Retype these lines and no others: the line holding "Rebuild this chart", the line holding "step_min = 251.67", and all lines between them. Pictures stay out.

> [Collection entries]

──────

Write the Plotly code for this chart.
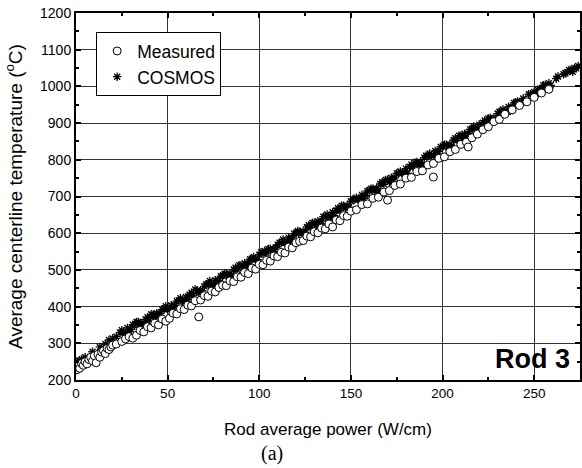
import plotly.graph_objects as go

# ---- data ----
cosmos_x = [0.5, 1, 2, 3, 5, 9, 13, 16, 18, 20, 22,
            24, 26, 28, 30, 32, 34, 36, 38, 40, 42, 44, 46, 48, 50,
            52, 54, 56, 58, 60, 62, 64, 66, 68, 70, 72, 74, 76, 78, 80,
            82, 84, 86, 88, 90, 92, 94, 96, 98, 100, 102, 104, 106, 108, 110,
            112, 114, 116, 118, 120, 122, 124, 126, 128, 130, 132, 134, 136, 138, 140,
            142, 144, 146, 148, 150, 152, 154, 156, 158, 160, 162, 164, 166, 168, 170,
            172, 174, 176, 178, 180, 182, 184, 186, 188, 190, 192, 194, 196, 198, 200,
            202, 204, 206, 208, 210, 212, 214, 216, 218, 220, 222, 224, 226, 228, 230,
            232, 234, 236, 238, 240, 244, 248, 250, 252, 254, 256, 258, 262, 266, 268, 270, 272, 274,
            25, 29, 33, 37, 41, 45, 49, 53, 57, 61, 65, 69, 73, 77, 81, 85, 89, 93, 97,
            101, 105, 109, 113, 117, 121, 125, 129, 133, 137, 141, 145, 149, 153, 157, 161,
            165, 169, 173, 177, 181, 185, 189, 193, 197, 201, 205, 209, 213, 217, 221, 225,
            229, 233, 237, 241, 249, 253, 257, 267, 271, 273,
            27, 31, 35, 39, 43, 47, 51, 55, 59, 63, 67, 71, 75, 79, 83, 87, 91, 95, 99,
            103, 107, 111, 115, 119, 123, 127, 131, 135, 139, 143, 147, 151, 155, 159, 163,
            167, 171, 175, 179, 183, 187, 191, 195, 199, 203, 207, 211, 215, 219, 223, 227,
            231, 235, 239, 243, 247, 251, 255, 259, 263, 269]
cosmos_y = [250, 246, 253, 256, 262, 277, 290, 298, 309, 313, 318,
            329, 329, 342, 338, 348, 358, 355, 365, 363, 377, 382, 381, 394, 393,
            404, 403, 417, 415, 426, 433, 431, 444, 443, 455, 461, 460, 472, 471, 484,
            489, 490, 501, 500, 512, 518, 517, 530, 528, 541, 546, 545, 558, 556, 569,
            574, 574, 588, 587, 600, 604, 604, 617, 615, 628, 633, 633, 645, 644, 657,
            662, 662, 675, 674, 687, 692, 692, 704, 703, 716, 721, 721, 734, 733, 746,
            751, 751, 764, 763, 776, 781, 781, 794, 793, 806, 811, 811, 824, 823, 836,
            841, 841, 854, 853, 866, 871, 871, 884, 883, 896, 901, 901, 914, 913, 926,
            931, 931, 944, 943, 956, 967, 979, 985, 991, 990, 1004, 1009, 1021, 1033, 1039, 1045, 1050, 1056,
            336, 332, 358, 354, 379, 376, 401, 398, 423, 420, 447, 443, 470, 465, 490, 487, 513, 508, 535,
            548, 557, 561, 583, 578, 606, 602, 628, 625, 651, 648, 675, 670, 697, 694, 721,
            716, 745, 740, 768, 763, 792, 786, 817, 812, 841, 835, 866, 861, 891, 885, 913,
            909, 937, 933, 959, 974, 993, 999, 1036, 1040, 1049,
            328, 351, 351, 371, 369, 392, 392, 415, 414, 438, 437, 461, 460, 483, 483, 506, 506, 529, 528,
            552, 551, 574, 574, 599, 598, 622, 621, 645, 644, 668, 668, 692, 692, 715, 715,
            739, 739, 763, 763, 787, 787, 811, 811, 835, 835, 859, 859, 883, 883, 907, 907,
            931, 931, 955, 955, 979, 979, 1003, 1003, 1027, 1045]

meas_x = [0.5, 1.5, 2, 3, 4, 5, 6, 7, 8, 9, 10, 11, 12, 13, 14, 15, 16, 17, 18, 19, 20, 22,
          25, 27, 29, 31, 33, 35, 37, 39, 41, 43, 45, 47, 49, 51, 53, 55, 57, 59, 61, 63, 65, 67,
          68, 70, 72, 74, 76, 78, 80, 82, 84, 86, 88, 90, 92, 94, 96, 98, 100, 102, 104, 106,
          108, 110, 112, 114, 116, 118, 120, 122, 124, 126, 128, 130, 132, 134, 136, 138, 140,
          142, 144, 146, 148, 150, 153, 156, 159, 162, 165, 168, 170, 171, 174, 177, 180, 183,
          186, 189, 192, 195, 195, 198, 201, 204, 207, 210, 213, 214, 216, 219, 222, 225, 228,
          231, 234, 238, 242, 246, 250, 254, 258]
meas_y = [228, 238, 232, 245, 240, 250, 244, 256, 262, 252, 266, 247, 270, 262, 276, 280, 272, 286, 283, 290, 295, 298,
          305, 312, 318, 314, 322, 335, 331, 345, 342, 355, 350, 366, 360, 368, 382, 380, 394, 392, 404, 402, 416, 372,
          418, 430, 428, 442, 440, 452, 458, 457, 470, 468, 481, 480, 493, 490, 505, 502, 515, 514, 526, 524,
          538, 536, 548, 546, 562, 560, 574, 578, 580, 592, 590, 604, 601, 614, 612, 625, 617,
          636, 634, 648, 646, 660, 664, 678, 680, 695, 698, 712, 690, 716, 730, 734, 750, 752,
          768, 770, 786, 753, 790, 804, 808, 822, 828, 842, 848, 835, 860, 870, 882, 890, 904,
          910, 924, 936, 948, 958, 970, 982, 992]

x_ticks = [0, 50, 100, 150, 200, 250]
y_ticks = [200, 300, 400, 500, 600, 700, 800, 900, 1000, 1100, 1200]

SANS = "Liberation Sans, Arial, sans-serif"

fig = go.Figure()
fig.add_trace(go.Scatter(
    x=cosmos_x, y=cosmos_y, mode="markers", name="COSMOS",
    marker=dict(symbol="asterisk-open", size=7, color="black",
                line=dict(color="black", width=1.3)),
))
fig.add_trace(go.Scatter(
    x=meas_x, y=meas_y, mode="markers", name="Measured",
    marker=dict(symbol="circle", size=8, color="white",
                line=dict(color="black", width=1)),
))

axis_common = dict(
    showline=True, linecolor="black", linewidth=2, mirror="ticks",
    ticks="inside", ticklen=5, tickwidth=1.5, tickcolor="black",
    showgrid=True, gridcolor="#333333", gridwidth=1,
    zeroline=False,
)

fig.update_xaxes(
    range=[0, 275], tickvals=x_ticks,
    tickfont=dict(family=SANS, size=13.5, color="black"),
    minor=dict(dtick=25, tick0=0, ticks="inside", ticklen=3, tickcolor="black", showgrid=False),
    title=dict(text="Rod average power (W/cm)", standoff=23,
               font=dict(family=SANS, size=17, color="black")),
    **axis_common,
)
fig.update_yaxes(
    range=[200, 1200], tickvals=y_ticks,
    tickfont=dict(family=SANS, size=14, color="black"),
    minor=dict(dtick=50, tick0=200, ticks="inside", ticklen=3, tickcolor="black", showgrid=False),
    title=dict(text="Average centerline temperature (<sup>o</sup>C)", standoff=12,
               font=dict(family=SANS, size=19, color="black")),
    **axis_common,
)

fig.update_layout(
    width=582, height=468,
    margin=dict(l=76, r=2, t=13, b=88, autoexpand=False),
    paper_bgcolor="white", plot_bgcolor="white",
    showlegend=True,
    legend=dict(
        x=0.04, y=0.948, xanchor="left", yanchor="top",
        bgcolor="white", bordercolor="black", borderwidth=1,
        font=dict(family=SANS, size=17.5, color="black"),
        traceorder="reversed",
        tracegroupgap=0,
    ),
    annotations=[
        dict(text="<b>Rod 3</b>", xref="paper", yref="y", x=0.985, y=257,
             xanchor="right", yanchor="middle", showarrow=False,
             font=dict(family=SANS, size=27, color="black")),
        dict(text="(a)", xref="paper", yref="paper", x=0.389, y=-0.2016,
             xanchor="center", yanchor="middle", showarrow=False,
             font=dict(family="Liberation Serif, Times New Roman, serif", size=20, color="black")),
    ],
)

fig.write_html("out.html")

──────

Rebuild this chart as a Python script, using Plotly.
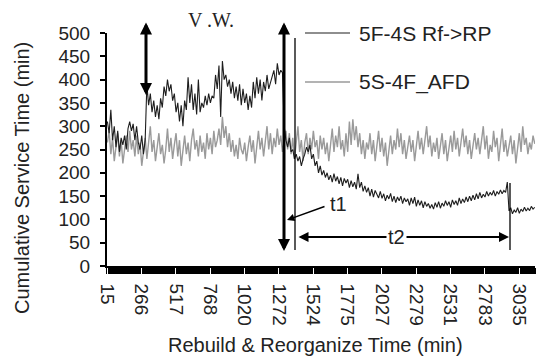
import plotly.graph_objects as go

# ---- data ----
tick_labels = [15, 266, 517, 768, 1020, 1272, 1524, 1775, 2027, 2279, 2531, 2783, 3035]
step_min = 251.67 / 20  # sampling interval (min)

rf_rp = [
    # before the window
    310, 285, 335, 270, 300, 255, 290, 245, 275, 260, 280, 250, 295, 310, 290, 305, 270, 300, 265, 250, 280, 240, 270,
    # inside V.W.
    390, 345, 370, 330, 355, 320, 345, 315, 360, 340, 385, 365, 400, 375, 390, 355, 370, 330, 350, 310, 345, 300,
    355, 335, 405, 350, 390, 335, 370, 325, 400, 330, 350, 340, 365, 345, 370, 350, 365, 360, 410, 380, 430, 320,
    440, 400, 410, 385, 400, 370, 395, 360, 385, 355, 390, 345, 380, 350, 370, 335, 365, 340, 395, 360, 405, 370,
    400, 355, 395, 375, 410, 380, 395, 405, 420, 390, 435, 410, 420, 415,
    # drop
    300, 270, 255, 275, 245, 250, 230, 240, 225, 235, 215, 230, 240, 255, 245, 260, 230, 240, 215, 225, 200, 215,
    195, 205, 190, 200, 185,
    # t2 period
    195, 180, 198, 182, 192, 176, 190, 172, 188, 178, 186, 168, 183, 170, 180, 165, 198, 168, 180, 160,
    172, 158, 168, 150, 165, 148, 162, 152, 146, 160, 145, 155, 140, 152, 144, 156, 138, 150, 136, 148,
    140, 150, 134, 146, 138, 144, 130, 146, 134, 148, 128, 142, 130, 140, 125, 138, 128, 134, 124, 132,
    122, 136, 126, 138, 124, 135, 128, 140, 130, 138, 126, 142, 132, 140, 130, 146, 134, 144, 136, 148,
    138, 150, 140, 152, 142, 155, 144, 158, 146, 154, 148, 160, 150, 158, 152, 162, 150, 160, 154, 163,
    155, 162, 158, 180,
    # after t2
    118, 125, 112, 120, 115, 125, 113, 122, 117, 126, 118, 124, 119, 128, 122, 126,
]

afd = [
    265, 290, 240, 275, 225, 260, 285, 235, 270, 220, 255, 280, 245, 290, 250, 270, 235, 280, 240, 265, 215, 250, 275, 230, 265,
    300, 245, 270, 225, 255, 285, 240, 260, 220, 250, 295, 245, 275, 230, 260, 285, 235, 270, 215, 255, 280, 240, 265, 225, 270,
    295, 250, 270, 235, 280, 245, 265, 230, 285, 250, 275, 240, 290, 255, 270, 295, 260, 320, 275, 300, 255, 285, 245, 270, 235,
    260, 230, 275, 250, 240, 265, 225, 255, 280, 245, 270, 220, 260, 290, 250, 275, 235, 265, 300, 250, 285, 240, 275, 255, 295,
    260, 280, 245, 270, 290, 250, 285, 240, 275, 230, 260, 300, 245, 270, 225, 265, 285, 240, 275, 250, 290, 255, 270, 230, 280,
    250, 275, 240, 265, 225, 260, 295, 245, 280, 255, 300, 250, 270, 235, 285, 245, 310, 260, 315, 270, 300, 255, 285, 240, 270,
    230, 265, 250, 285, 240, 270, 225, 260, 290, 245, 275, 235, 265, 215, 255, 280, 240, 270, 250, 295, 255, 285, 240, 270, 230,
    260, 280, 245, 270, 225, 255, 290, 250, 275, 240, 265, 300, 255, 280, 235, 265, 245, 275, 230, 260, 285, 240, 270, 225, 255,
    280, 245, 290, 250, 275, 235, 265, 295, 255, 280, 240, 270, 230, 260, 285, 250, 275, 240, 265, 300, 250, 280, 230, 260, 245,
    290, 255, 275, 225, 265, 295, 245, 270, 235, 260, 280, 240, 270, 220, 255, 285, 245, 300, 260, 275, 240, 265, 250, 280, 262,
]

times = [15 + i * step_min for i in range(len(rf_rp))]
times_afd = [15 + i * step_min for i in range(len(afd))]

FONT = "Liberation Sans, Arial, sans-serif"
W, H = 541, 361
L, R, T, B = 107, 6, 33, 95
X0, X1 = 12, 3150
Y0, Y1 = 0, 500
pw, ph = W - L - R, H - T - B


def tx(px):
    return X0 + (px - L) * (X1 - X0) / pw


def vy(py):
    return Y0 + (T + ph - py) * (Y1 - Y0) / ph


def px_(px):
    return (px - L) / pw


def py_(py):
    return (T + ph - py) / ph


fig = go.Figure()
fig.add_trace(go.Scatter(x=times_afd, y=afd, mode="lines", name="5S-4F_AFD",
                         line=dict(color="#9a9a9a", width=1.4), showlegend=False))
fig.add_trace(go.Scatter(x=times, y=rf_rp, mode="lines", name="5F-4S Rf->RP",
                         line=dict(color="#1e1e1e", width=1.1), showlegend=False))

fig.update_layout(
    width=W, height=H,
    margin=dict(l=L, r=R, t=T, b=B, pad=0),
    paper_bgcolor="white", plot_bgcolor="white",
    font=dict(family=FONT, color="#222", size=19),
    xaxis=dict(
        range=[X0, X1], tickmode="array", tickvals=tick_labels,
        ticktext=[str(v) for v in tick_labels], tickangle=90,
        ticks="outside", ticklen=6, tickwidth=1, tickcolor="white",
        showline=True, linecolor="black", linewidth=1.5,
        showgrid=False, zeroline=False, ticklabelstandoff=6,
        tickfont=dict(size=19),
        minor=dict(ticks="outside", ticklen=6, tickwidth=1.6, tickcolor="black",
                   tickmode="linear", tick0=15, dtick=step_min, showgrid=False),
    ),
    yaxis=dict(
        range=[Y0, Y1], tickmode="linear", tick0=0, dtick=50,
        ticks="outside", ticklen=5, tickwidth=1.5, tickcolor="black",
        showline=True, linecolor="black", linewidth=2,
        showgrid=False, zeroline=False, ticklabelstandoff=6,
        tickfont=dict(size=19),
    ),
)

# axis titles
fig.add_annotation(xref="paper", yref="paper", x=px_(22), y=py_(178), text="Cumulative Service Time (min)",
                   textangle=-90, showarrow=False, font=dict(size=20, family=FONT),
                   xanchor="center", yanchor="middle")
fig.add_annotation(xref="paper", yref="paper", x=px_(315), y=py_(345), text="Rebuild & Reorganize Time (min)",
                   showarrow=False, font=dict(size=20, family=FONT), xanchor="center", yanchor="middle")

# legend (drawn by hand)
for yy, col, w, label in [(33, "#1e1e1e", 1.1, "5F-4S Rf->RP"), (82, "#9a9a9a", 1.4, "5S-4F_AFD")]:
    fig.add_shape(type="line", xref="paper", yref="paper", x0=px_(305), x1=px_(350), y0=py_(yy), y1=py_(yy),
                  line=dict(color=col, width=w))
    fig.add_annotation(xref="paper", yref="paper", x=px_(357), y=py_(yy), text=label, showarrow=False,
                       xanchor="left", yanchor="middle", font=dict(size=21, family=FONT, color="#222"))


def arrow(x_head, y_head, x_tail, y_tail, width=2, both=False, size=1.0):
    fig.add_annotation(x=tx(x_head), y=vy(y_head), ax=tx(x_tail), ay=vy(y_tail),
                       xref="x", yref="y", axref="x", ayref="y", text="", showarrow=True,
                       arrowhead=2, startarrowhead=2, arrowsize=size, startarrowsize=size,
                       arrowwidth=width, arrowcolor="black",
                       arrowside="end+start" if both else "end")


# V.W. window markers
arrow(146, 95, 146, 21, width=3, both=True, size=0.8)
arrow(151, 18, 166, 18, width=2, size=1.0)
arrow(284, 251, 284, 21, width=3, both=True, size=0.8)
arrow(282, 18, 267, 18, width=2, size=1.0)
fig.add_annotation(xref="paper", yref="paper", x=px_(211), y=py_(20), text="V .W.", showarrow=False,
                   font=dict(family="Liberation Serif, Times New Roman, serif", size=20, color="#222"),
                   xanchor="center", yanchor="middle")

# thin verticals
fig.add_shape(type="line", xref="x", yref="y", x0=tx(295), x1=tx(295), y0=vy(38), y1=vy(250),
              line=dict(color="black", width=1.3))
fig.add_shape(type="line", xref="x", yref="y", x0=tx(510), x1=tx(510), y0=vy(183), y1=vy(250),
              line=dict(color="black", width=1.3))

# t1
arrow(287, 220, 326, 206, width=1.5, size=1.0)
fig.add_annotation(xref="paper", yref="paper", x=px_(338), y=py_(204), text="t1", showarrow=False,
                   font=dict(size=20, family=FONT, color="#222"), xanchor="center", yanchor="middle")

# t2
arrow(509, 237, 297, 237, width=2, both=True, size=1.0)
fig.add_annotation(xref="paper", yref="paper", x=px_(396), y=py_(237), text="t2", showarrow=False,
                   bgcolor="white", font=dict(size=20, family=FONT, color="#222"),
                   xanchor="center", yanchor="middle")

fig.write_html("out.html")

──────

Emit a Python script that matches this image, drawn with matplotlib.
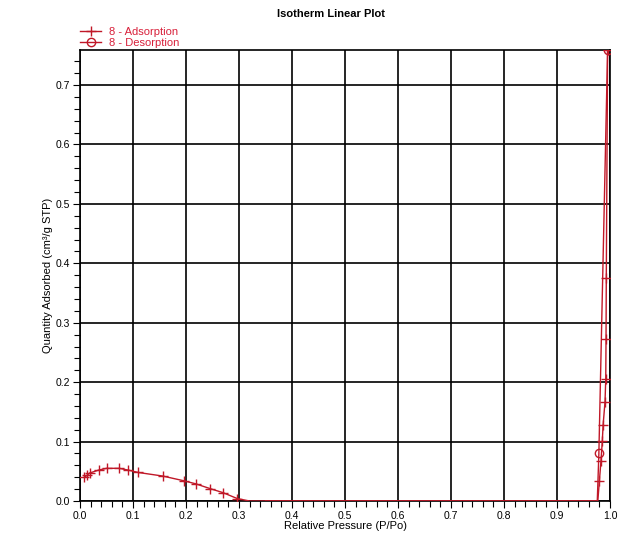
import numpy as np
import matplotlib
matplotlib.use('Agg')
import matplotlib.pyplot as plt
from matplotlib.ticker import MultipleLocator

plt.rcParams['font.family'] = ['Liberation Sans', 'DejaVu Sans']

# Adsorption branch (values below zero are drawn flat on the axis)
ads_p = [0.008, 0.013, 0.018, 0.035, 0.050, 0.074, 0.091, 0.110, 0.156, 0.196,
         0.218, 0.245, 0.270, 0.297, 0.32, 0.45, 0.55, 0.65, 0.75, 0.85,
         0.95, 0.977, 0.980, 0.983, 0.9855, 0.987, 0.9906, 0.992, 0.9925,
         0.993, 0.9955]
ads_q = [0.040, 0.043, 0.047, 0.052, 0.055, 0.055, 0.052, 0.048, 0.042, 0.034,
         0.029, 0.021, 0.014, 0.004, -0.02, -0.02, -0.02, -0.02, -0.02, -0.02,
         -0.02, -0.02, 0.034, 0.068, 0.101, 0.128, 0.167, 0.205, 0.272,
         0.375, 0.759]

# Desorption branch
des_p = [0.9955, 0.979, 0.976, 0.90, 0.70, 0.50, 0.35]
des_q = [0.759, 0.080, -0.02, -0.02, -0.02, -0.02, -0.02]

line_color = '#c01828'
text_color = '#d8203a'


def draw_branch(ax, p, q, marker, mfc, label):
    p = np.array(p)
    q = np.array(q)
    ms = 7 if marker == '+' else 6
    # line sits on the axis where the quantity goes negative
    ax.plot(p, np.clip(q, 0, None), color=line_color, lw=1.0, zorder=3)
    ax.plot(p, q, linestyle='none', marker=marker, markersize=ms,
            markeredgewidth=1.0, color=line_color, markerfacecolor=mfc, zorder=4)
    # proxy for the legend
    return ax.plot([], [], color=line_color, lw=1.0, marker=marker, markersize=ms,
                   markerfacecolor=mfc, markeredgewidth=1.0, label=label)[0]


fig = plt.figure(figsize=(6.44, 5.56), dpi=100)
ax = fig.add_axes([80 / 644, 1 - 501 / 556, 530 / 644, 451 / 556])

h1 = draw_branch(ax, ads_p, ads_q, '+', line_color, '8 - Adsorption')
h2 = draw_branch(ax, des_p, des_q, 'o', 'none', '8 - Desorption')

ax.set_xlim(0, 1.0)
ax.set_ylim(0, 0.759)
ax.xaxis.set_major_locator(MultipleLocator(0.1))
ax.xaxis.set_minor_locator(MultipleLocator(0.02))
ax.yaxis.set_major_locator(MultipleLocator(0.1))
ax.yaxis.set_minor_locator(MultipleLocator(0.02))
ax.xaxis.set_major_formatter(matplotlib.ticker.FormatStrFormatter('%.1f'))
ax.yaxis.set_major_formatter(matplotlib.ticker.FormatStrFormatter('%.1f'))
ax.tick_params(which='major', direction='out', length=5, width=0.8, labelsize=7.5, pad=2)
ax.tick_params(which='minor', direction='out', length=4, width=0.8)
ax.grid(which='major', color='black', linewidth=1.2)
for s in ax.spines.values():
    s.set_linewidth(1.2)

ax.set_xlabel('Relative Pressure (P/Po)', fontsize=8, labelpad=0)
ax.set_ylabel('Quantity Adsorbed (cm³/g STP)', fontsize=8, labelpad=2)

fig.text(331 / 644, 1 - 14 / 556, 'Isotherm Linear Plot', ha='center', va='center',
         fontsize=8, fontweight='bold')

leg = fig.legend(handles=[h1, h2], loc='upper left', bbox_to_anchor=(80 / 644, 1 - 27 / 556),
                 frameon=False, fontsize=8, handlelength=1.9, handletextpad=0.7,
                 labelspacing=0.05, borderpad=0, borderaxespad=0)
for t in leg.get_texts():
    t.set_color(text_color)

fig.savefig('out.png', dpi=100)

──────

> [OUTPUT FOR THIS EXERCISE]
Rebuild this chart as a Python script, using Plotly.
import plotly.graph_objects as go

# ---- data ----
tick_labels = [15, 266, 517, 768, 1020, 1272, 1524, 1775, 2027, 2279, 2531, 2783, 3035]
step_min = 251.67 / 20  # sampling interval (min)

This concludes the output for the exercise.